Combine the apparent decline in sugary soft drink consumption with the apparent growth of specialty coffee, and you can’t help but see potential for or industry. And the ceiling may be much higher than we think, according to an interesting report in the Wall Street Journal that suggests Americans currently consume less than half the amount of coffee annually than they did 65 years ago.

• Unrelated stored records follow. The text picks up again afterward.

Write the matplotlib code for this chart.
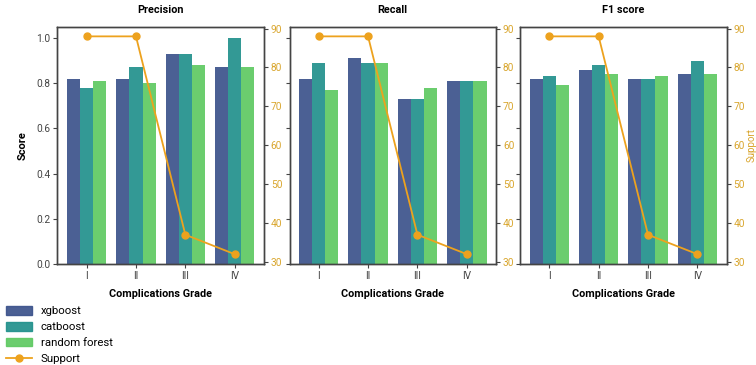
import matplotlib
matplotlib.use("Agg")
import matplotlib.pyplot as plt
import numpy as np
from matplotlib.lines import Line2D
from matplotlib.patches import Patch

plt.rcParams['font.family'] = ['Roboto', 'DejaVu Sans']

grades = ["I", "II", "III", "IV"]
models = ["xgboost", "catboost", "random forest"]
support = [88, 88, 37, 32]

precision = {
    "xgboost": [0.82, 0.82, 0.93, 0.87],
    "catboost": [0.78, 0.87, 0.93, 1.00],
    "random forest": [0.81, 0.80, 0.88, 0.87],
}
recall = {
    "xgboost": [0.82, 0.91, 0.73, 0.81],
    "catboost": [0.89, 0.89, 0.73, 0.81],
    "random forest": [0.77, 0.89, 0.78, 0.81],
}
f1 = {
    "xgboost": [0.82, 0.86, 0.82, 0.84],
    "catboost": [0.83, 0.88, 0.82, 0.90],
    "random forest": [0.79, 0.84, 0.83, 0.84],
}
metrics = [("Precision", precision), ("Recall", recall), ("F1 score", f1)]

colors = ["#3b528b", "#21918c", "#5ec962"]
orange = "#EDA21E"
tickcol = "#D9A62E"
spine = "#444444"

fig = plt.figure(figsize=(7.56, 3.65), dpi=100)
lefts = [0.076, 0.383, 0.688]
w = 0.273
x = np.arange(len(grades))
bw = 0.8 / 3

for i, (title, d) in enumerate(metrics):
    ax = fig.add_axes([lefts[i], 0.277, w, 0.650])
    for j, m in enumerate(models):
        ax.bar(x + (j - 1) * bw, d[m], width=bw, color=colors[j], alpha=0.92, linewidth=0)
    ax.set_ylim(0, 1.05)
    ax.set_xlim(-0.59, 3.59)
    ax.set_xticks(x)
    ax.set_xticklabels(grades)
    ax.set_yticks([0, 0.2, 0.4, 0.6, 0.8, 1.0])
    ax.tick_params(labelsize=7.3, colors="#444444", length=3, width=0.8, pad=2)
    if i == 0:
        ax.set_ylabel("Score", fontsize=8, fontweight="bold", labelpad=6)
        ax.set_yticklabels(["0.0", "0.2", "0.4", "0.6", "0.8", "1.0"])
    else:
        ax.set_yticklabels([])
    ax.set_title(title, fontsize=7.8, fontweight="bold", pad=10)
    ax.set_xlabel("Complications Grade", fontsize=7.8, fontweight="bold", labelpad=6)
    for s in ax.spines.values():
        s.set_color(spine)
        s.set_linewidth(1.0)

    ax2 = ax.twinx()
    ax2.plot(x, support, color=orange, marker="o", markersize=5, linewidth=1.3)
    ax2.set_ylim(29.5, 90.5)
    ax2.set_yticks([30, 40, 50, 60, 70, 80, 90])
    ax2.tick_params(labelsize=7.3, colors=tickcol, length=3, width=0.8, pad=2)
    ax2.tick_params(axis="y", color=spine)
    for s in ax2.spines.values():
        s.set_color(spine)
        s.set_linewidth(1.0)
    if i == 2:
        ax2.set_ylabel("Support", fontsize=7, color=tickcol, labelpad=1)

handles = [Patch(color=colors[j], alpha=0.92, label=models[j]) for j in range(3)]
handles.append(Line2D([0], [0], color=orange, marker="o", markersize=5, linewidth=1.3, label="Support"))
fig.legend(handles=handles, loc="lower left", bbox_to_anchor=(0.0, -0.012), frameon=False,
           fontsize=8.2, handlelength=2.3, handleheight=0.8, labelspacing=0.48,
           borderaxespad=0.1, handletextpad=0.8)

fig.savefig("out.png", dpi=100)
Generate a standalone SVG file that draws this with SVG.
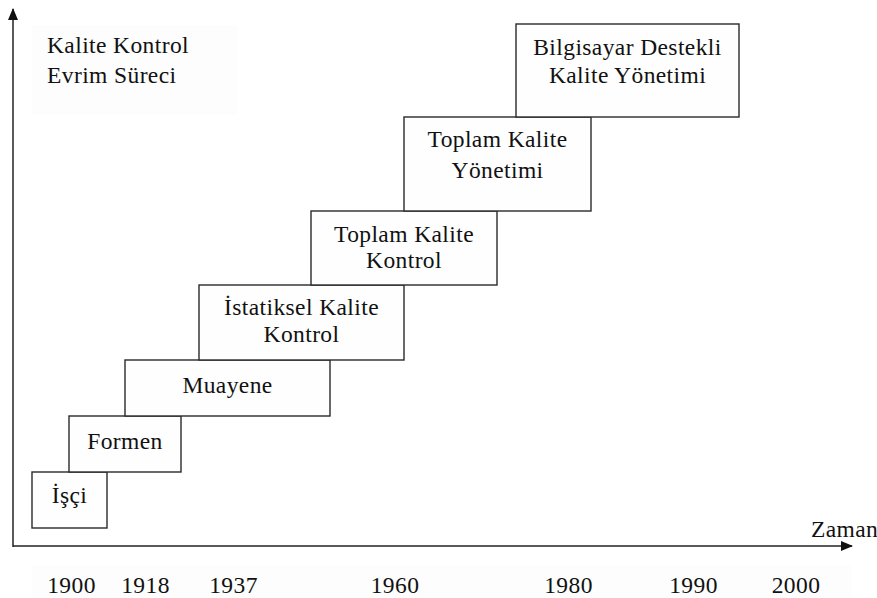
<svg xmlns="http://www.w3.org/2000/svg" width="877" height="598" viewBox="0 0 877 598">
  <style>
    .box { fill: #fefefe; stroke: #2a2a2a; stroke-width: 1.4; }
    .axis { stroke: #222; stroke-width: 1.5; fill: none; }
    text { font-family: 'Liberation Serif', 'DejaVu Serif', 'Times New Roman', serif; font-size: 23.5px; letter-spacing: 0.4px; fill: #111; }
    .c { text-anchor: middle; }
  </style>
  <defs>
    <marker id="arrow" viewBox="0 0 12 10" refX="11" refY="5" markerWidth="12" markerHeight="10" markerUnits="userSpaceOnUse" orient="auto">
      <path d="M0,0 L12,5 L0,10 Z" fill="#111"/>
    </marker>
  </defs>

  <rect width="877" height="598" fill="#ffffff"/>

  <!-- title panel and year strip backgrounds -->
  <rect x="32" y="25" width="206" height="90" fill="#fdfdfd"/>
  <rect x="32" y="565" width="820" height="33" fill="#fdfdfd"/>

  <!-- axes -->
  <g id="axes">
    <line class="axis" x1="13" y1="547" x2="13" y2="9" marker-end="url(#arrow)"/>
    <line class="axis" x1="13" y1="546" x2="852" y2="546" marker-end="url(#arrow)"/>
  </g>

  <g id="title">
    <text x="47" y="53">Kalite Kontrol</text>
    <text x="47" y="83">Evrim Süreci</text>
  </g>

  <!-- evolution stages -->
  <g id="isci">
    <rect class="box" x="32" y="472" width="75" height="56"/>
    <text class="c" x="69.5" y="503">İşçi</text>
  </g>
  <g id="formen">
    <rect class="box" x="69" y="416" width="112" height="56"/>
    <text class="c" x="125" y="449">Formen</text>
  </g>
  <g id="muayene">
    <rect class="box" x="125" y="360" width="205" height="56"/>
    <text class="c" x="227.5" y="393">Muayene</text>
  </g>
  <g id="istatiksel">
    <rect class="box" x="199" y="285" width="205" height="75"/>
    <text class="c" x="301.5" y="315">İstatiksel Kalite</text>
    <text class="c" x="301.5" y="342">Kontrol</text>
  </g>
  <g id="tkk">
    <rect class="box" x="311" y="211" width="186" height="74"/>
    <text class="c" x="404" y="242">Toplam Kalite</text>
    <text class="c" x="404" y="268">Kontrol</text>
  </g>
  <g id="tky">
    <rect class="box" x="404" y="117" width="187" height="94"/>
    <text class="c" x="497.5" y="147">Toplam Kalite</text>
    <text class="c" x="497.5" y="178">Yönetimi</text>
  </g>
  <g id="bdky">
    <rect class="box" x="516" y="24" width="223" height="93"/>
    <text class="c" x="627.5" y="55">Bilgisayar Destekli</text>
    <text class="c" x="627.5" y="83">Kalite Yönetimi</text>
  </g>

  <!-- time axis labels -->
  <g id="labels">
    <text x="811" y="537">Zaman</text>
    <text class="c" x="71.5" y="593">1900</text>
    <text class="c" x="145.5" y="593">1918</text>
    <text class="c" x="233.5" y="593">1937</text>
    <text class="c" x="395" y="593">1960</text>
    <text class="c" x="568.5" y="593">1980</text>
    <text class="c" x="693.5" y="593">1990</text>
    <text class="c" x="796" y="593">2000</text>
  </g>
</svg>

Here’s an excerpt from the report, which also suggests that the coffee consumption peak that hit in the 1940s and 1950s was largely driven by home brewers:
Hot or iced, drip, French press, espresso, Chemex or Keurig, each of us downs about 23 gallons of joe a year on average. It’s in our blood. It’s also on our streets, where Starbucks(US:SBUX) outposts outnumber hospitals and colleges. And even on our resumes: 161,000 people list “coffee” as a skill on LinkedIn. See: Coffee as a skill on Linkedin
But the truth is, our cup is half empty. We could be drinking a lot more coffee and, in fact, we used to. In 1946, when America’s thirst for coffee peaked, each of us swallowed about 48 gallons a year on average, according to the U.S. Department of Agriculture — more than twice current consumption. “We’d drink coffee with breakfast, coffee with lunch, and coffee with dinner,” says John Sicher, publisher of Beverage Digest. “And mostly, we’d drink it at home.”